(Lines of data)
|---|
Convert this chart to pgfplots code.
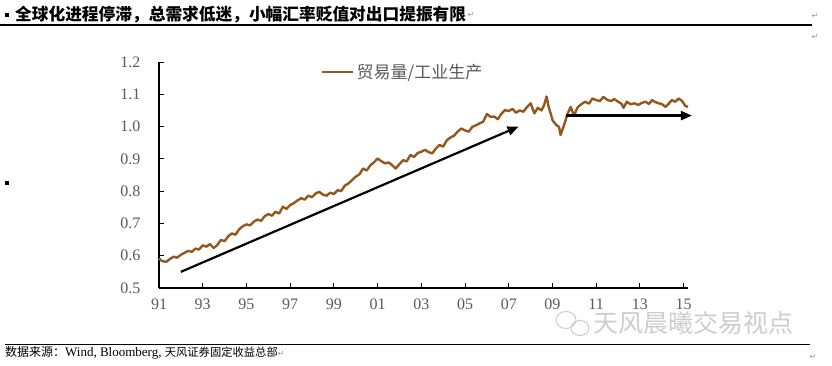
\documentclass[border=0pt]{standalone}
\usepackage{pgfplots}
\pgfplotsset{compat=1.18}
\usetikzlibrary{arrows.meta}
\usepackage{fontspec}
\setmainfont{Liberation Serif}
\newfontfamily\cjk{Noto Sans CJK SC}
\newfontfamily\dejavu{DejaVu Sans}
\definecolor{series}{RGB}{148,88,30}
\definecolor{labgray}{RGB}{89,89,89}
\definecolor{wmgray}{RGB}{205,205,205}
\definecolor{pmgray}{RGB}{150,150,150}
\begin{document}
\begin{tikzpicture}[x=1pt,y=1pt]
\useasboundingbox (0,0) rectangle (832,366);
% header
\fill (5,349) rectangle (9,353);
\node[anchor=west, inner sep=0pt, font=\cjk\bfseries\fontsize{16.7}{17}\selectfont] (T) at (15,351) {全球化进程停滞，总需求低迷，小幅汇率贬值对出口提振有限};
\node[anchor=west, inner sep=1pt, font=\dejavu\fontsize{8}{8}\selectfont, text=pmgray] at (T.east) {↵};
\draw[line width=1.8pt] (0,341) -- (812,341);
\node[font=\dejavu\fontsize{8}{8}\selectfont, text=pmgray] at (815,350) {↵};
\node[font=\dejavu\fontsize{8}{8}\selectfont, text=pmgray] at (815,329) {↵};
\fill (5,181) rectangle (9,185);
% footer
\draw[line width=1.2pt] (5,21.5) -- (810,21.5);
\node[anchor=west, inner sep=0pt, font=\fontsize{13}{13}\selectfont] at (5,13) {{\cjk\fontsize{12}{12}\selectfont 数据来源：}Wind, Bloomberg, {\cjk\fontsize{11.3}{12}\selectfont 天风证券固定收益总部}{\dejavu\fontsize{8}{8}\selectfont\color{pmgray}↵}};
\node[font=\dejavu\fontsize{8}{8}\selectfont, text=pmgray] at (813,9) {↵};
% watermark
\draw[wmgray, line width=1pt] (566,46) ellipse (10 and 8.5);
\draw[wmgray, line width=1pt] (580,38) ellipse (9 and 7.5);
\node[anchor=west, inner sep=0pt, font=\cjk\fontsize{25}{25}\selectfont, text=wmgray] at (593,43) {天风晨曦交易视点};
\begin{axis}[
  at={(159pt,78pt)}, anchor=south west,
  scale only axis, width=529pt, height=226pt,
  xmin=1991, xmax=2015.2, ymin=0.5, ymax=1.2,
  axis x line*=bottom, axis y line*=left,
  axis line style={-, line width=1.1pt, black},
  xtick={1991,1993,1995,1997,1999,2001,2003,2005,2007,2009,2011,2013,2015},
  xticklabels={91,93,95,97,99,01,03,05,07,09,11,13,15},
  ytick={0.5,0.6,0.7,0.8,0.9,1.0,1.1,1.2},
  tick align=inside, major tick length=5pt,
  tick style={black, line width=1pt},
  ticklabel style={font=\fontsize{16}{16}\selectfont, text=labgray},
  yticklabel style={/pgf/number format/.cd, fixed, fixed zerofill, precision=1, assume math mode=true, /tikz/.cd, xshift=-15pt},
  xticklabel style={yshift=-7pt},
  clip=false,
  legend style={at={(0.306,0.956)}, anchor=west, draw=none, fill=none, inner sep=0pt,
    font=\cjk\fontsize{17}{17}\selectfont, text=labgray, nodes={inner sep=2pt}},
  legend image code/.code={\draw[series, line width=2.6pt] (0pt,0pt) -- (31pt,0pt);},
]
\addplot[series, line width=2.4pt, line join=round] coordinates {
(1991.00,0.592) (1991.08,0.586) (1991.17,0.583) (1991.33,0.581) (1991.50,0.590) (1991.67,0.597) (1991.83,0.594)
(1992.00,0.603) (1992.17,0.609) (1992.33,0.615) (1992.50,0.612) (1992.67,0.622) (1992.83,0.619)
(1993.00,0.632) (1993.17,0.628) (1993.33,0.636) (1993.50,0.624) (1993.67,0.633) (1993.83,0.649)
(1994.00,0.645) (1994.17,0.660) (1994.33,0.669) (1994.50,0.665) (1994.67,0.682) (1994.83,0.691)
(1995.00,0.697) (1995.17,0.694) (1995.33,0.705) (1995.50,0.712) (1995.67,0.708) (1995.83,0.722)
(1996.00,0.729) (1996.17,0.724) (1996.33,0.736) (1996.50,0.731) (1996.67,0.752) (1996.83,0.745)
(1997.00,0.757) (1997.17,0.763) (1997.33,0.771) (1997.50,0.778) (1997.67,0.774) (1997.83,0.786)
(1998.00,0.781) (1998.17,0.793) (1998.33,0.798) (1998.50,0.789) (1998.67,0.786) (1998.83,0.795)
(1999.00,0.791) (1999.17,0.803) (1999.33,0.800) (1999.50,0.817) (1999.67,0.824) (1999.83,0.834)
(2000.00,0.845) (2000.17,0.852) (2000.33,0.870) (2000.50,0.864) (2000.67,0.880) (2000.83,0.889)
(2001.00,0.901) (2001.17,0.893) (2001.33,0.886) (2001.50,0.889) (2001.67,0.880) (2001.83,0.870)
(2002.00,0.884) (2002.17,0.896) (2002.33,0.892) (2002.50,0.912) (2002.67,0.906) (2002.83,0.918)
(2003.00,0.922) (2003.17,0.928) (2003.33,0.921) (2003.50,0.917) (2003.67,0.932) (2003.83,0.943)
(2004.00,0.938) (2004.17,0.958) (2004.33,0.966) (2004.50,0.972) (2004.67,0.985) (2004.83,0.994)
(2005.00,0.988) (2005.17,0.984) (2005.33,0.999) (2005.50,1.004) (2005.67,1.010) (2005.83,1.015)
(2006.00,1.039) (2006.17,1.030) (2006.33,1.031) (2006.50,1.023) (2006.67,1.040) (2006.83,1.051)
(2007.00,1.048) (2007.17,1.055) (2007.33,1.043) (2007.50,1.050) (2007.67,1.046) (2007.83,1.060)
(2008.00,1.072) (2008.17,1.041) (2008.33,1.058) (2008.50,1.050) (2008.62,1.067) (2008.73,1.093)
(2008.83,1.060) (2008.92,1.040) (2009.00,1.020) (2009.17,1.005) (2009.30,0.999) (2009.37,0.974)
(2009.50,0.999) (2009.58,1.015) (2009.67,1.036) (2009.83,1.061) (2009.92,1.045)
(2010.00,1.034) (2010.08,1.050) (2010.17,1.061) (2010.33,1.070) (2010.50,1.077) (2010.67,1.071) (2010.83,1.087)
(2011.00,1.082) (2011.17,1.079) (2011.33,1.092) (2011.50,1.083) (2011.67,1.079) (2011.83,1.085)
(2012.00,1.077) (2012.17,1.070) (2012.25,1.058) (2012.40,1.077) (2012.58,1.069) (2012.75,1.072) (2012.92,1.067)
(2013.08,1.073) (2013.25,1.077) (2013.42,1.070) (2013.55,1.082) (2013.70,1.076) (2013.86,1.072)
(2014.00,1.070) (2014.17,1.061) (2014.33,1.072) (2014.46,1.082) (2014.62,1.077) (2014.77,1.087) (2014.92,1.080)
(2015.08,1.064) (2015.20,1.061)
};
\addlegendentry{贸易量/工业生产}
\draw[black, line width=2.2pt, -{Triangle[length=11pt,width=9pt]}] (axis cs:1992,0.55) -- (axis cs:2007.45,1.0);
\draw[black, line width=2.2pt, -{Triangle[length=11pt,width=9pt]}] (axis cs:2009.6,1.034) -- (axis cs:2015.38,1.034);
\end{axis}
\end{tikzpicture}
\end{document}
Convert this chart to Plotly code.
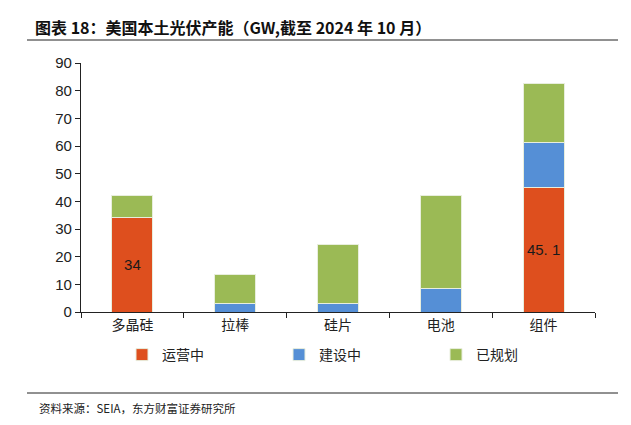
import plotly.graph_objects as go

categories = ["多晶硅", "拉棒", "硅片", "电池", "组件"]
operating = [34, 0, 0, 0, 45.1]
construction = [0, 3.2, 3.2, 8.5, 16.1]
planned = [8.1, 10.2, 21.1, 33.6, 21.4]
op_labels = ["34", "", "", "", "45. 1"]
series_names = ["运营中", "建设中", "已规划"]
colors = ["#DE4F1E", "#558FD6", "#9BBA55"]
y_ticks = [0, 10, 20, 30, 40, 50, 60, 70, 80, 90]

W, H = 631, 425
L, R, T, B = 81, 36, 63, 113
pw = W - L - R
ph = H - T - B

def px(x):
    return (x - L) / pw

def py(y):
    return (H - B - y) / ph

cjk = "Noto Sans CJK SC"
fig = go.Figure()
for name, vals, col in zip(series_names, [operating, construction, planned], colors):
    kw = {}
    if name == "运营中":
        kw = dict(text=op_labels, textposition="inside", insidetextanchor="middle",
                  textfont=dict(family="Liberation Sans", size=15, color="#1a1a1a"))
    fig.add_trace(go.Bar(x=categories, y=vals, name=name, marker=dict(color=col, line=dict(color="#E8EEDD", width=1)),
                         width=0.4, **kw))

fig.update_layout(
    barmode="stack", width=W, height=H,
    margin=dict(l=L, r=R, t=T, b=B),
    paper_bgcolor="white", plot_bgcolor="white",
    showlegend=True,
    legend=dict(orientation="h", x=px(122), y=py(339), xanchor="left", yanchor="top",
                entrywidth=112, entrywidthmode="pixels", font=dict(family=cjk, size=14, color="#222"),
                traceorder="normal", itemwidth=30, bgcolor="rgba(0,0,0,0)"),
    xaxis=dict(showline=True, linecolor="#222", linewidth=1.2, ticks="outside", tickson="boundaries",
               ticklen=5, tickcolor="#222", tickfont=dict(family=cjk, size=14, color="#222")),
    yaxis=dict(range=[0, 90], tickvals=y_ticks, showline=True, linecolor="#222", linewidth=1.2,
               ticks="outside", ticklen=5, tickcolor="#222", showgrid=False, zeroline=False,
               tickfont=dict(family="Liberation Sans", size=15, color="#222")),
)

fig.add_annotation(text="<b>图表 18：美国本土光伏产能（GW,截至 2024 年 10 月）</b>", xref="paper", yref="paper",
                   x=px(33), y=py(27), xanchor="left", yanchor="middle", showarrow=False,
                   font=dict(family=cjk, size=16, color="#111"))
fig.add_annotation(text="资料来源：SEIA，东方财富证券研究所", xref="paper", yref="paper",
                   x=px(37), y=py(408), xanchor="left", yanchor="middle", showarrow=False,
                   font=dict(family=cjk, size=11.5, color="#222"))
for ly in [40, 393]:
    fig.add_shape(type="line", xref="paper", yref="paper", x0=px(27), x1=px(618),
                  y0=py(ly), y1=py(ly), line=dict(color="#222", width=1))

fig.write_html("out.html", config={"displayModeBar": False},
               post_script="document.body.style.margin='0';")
|---|
Set exercise | Go to the line containing "Convert this chart to Plotly code." and copy exactly from there through the line containing "ph = H - T - B", both included, and nothing more. Pictures are excluded.

Expected answer |
Convert this chart to Plotly code.
import plotly.graph_objects as go

categories = ["多晶硅", "拉棒", "硅片", "电池", "组件"]
operating = [34, 0, 0, 0, 45.1]
construction = [0, 3.2, 3.2, 8.5, 16.1]
planned = [8.1, 10.2, 21.1, 33.6, 21.4]
op_labels = ["34", "", "", "", "45. 1"]
series_names = ["运营中", "建设中", "已规划"]
colors = ["#DE4F1E", "#558FD6", "#9BBA55"]
y_ticks = [0, 10, 20, 30, 40, 50, 60, 70, 80, 90]

W, H = 631, 425
L, R, T, B = 81, 36, 63, 113
pw = W - L - R
ph = H - T - B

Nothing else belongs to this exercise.